Some awesome dad’s R2D2, replete with faulty butt panel (not pictured)

Yesterday on the way home from school, all three of my kids somehow got the idea that licking their armpits seemed worthy of exploration. They were all successful.

This weekend my roommate was getting a footrub from her husband and suggested that maybe her clitoris had migrated to the bottom of her foot. She then rubbed his clitoris (which was on the bottom of his foot, naturally).

Things that make me happy in general:

New friends and old friends.

My pending trip to Depoe Bay with two fabulous women, one of whom was my roller skating buddy in sixth grade (go, Andy Gibb) and the other whom I have known since my junior year in high school, just before we all found out that George Michael was gay. This trip may involve too many carbs of various mediums, much laughter, and hopefully a fire on the beach. The more ‘mature’ I become, the more these friendships mean to me.

This amazing, crisp, sunny, weather-amnesia day in the PNW when Mt. Hood is glorious, the sky is crisp, and the fall leaves are resplendent.

The endless supply of popcorn at Les Schwab and the fact that we have piles of books from the Scholastic Book Fair. And that I have kids that read.

Things that make me just shy of happy:

My squeaky brakes which brought us here.





Writing from the cocoon today which I find to be quite challenging with these little stubs for wings. Yet I quest.

Yet I attempt to quest.

Helluva week. A wonderful woman who was becoming a dear friend was killed tragically in an accident this last week. I am angry at her for dying because I wasn’t done with her yet–I didn’t get enough time to know her. One of my roommates was among her best friends; as a result of the surreal experience of being with my roommate as she has been working through the loss of the friend she knew very deeply, I have become to know them both better. What an honor to watch my roommate be present and protect and honor and question her friend–her life, her struggles and her victories… It has been an exercise in seeing what being–BEING–looks like. Watching someone mourn and guard a life that will be greatly missed and is now finished.

Took my kids over to Central Oregon for the memorial. We ended up staying a couple extra days, playing hooky, burying horseshoes in piles of volcanic dirt, eating Cheetos and swimming. Despite the fact that I had no where I needed to be, I found it nearly impossible to just BE with them. Granted part of this is that the little critters wake up at Dawn’s Crack ready to rumble while I stroll into cognition somewhere around 11 AM, long after I’ve somehow stumbled through the requisite production of a morning meal and clothing ritual. But even after 11, I find that I have to fight to stay in my skin. What is that about? Why do I have to fight to show up in my own life? I don’t get this, and it may sound simplified, but it seems like maybe this is a critical piece of this answer I seem to be seeking: voluntarily, I must remind myself. Since I still have the gift of this life, how do I actually show up to participate in it? Almost a pressure to live more fully and connectedly knowing that there is one fewer live-ers left.
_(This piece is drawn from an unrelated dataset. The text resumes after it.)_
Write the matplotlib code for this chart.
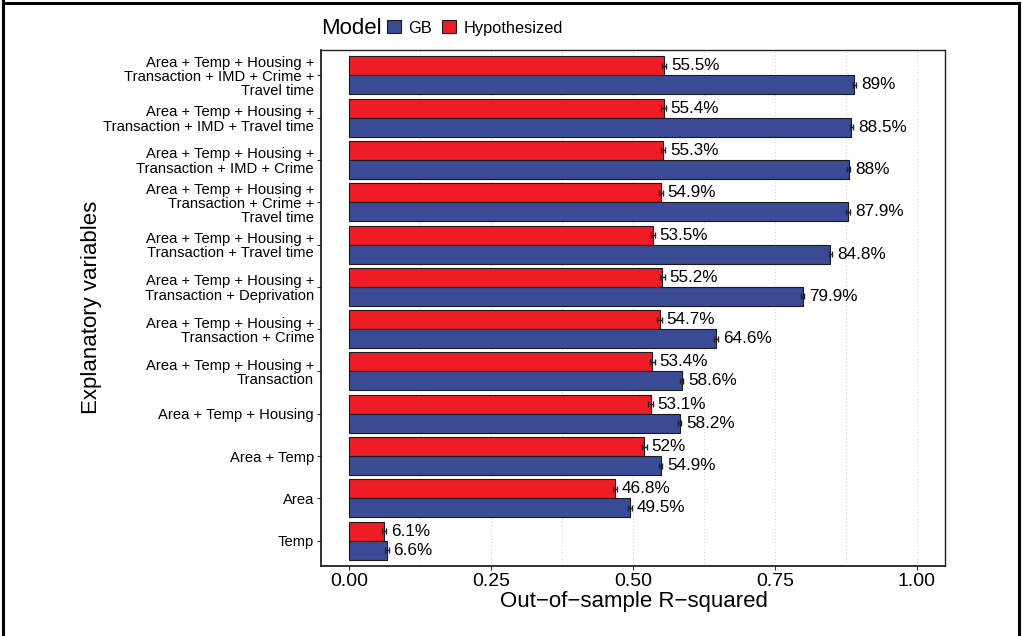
import matplotlib
matplotlib.use("Agg")
import matplotlib.pyplot as plt
import numpy as np
from matplotlib.patches import Patch
from matplotlib.lines import Line2D

plt.rcParams['font.family'] = ['Liberation Sans', 'DejaVu Sans']

# categories, bottom to top
categories = [
    "Temp",
    "Area",
    "Area + Temp",
    "Area + Temp + Housing",
    "Area + Temp + Housing +\nTransaction",
    "Area + Temp + Housing +\nTransaction + Crime",
    "Area + Temp + Housing +\nTransaction + Deprivation",
    "Area + Temp + Housing +\nTransaction + Travel time",
    "Area + Temp + Housing +\nTransaction + Crime +\nTravel time",
    "Area + Temp + Housing +\nTransaction + IMD + Crime",
    "Area + Temp + Housing +\nTransaction + IMD + Travel time",
    "Area + Temp + Housing +\nTransaction + IMD + Crime +\nTravel time",
]
gb_values = [0.066, 0.495, 0.549, 0.582, 0.586, 0.646, 0.799, 0.848, 0.879, 0.880, 0.885, 0.890]
hyp_values = [0.061, 0.468, 0.520, 0.531, 0.534, 0.547, 0.552, 0.535, 0.549, 0.553, 0.554, 0.555]
gb_labels = ["6.6%", "49.5%", "54.9%", "58.2%", "58.6%", "64.6%", "79.9%", "84.8%", "87.9%", "88%", "88.5%", "89%"]
hyp_labels = ["6.1%", "46.8%", "52%", "53.1%", "53.4%", "54.7%", "55.2%", "53.5%", "54.9%", "55.3%", "55.4%", "55.5%"]
gb_err = [0.003] * 12
hyp_err = [0.004] * 12
x_ticks = [0.0, 0.25, 0.5, 0.75, 1.0]
x_ticklabels = ["0.00", "0.25", "0.50", "0.75", "1.00"]

gb_color = "#3B4A95"
hyp_color = "#EE1D25"

fig = plt.figure(figsize=(10.22, 6.36), dpi=100)
ax = fig.add_axes([321 / 1022, 1 - 566 / 636, (945 - 321) / 1022, (566 - 50) / 636])

y = np.arange(len(categories))
h = 0.45
ax.barh(y + h / 2, hyp_values, height=h, color=hyp_color, edgecolor="#1a1a1a", linewidth=0.8, zorder=3)
ax.barh(y - h / 2, gb_values, height=h, color=gb_color, edgecolor="#1a1a1a", linewidth=0.8, zorder=3)
ax.errorbar(hyp_values, y + h / 2, xerr=hyp_err, fmt="none", ecolor="#222222", elinewidth=1.0, capsize=2.2, zorder=4)
ax.errorbar(gb_values, y - h / 2, xerr=gb_err, fmt="none", ecolor="#222222", elinewidth=1.0, capsize=2.2, zorder=4)

for i in range(len(categories)):
    ax.text(hyp_values[i] + 0.012, y[i] + h / 2, hyp_labels[i], ha="left", va="center", fontsize=12.3)
    ax.text(gb_values[i] + 0.012, y[i] - h / 2, gb_labels[i], ha="left", va="center", fontsize=12.3)

ax.set_xlim(-0.05, 1.05)
ax.set_ylim(-0.6, len(categories) - 0.4)
ax.set_yticks(y)
ax.set_yticklabels(categories, fontsize=10.6, linespacing=1.03)
ax.set_xticks(x_ticks)
ax.set_xticklabels(x_ticklabels, fontsize=14)
ax.set_xticks(np.arange(0.125, 1.0, 0.25), minor=True)
ax.tick_params(axis="x", which="minor", length=0)
ax.tick_params(axis="both", which="major", length=3, width=0.8, color="#333333")
ax.tick_params(axis="x", pad=2)
ax.tick_params(axis="y", pad=2)
ax.grid(axis="x", which="both", linestyle=(0, (1, 2)), color="#d9d9d9", linewidth=0.8, zorder=0)
for s in ax.spines.values():
    s.set_linewidth(1.0)
    s.set_color("#222222")
ax.spines["left"].set_linewidth(1.3)
ax.spines["bottom"].set_linewidth(1.3)

fig.text(634 / 1022, 1 - 602 / 636, "Out\u2212of\u2212sample R\u2212squared", ha="center", va="center", fontsize=16)
fig.text(92 / 1022, 1 - 307 / 636, "Explanatory variables", ha="center", va="center", rotation=90, fontsize=16)

# legend
fig.text(321 / 1022, 1 - 28 / 636, "Model", ha="left", va="center", fontsize=16)
handles = [Patch(facecolor=gb_color, edgecolor="#1a1a1a", linewidth=0.8),
           Patch(facecolor=hyp_color, edgecolor="#1a1a1a", linewidth=0.8)]
fig.legend(handles, ["GB", "Hypothesized"], loc="center left", bbox_to_anchor=(387 / 1022, 1 - 28 / 636),
           ncol=2, frameon=False, fontsize=11.8, handlelength=0.85, handleheight=0.85,
           handletextpad=0.45, columnspacing=0.6, borderaxespad=0, borderpad=0)

# figure border
for xs, ys in [([3, 3], [0, 636]), ([3, 1019], [3, 3]), ([1019, 1019], [3, 636])]:
    fig.add_artist(Line2D([v / 1022 for v in xs], [1 - v / 636 for v in ys], color="black", linewidth=2.2))

fig.savefig("out.png", dpi=100)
But not my kids. They are right there. Beautiful sunny day–afternoon, so I’m starting to habitate. We’ve eaten again (geez: I fed y’all yesterday!). I’m sitting on a picnic bench watching them become dust monkeys in the horseshoe pit, barking motherly reprimands like, “Quit aiming that at your brother’s head” and what not. Matt mosies over and lies down on the bench next to me, his head in my lap. I start stroking his hair and am just looking at him. Here’s what he says, “This is perfect, Mom. You are my pillow. The sun is my blanket. And this bench is my bed.”

Not gonna lie: I burst into tears.

How proud am I that he is comfortable in his skin?! That he can get out of the dust and recognize a moment of life and pull me back into it on a picnic bench? I am partially responsible for that–the X chromosome and all–and that is incredible! Redemptive. I want to be comfortable in my skin like that. I want to live in such a way that I recognize comfortable pillows, can make blankets out of sunshine, and find flat places that make great beds. I want to do this for him. For all my kids. For Lorri Sipe. For me.

You are my pillow, the sun is my blanket, and this bench is my bed.